Laporan ini pertama kali diungkap oleh TV Chosun, sebuah stasiun televisi di Korea Selatan, dan dikonfirmasi oleh media internasional seperti The Straits Times dan Independent. Menurut laporan tersebut, para pejabat yang dieksekusi berasal dari pemerintah daerah di kawasan yang paling parah terdampak banjir. Mereka dituduh gagal melakukan langkah-langkah mitigasi yang memadai, sehingga bencana itu membawa korban jiwa dalam jumlah besar.
Banjir yang melanda Korea Utara ini menyebabkan kerusakan infrastruktur besar-besaran, termasuk menghancurkan lebih dari 4.100 rumah, ribuan hektare lahan pertanian, serta banyak fasilitas umum seperti jalan, jembatan, dan jalur kereta api. Sementara itu, Badan Intelijen Nasional Korea Selatan melaporkan bahwa mereka memantau situasi ini dengan cermat setelah menerima informasi intelijen terkait perkembangan di negara tetangganya tersebut.

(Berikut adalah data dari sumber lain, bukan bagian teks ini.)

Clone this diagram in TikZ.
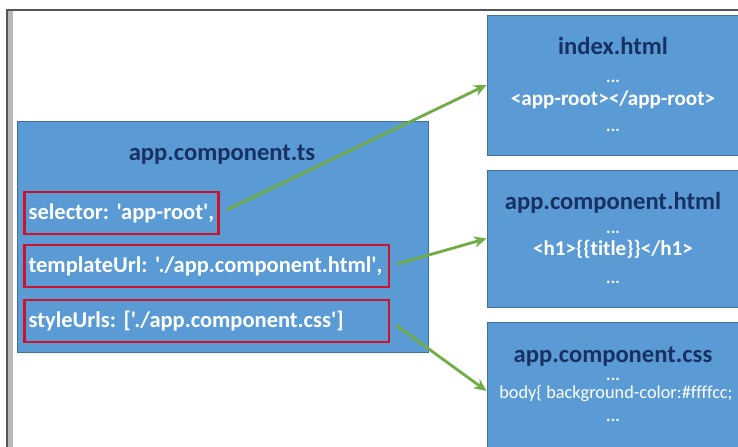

Namun, Kementerian Unifikasi Korea Selatan, yang biasanya menangani hubungan antar kedua negara, menolak berkomentar mengenai eksekusi tersebut.
Kim Jong Un, dalam pertemuan darurat dengan pejabat partai pada akhir Juli, menegaskan bahwa mereka yang lalai dalam menjalankan tugas dan bertanggung jawab atas jatuhnya korban akan dihukum berat. Janji tersebut ia penuhi dengan eksekusi massal ini.
Dalam beberapa minggu setelah banjir, media propaganda Korea Utara mempublikasikan foto-foto Kim Jong Un yang sedang mengawasi langsung upaya penyelamatan. Namun, berbeda dengan laporan media internasional yang menyebut ribuan korban tewas, media pemerintah Korea Utara tidak melaporkan adanya korban jiwa. Mereka justru fokus melaporkan upaya penyelamatan yang berhasil mengamankan sekitar 5.000 orang dari daerah yang terdampak banjir.
Kim Jong Un juga menolak menerima bantuan internasional, meskipun bencana banjir telah menghancurkan wilayah tersebut. Ia memilih untuk memerintahkan relokasi penduduk yang terkena dampak ke Pyongyang, ibu kota Korea Utara. Di sana, ribuan warga yang mengungsi akan menerima perawatan dan bantuan dari pemerintah selama proses pembangunan kembali, yang diperkirakan akan memakan waktu sekitar dua hingga tiga bulan.
Upaya Kim Jong Un untuk menegaskan kontrol dan mengatasi krisis ini di tengah bencana besar menunjukkan bahwa kepemimpinan di Korea Utara akan tetap berada di bawah kendali besi, bahkan ketika menghadapi situasi darurat kemanusiaan.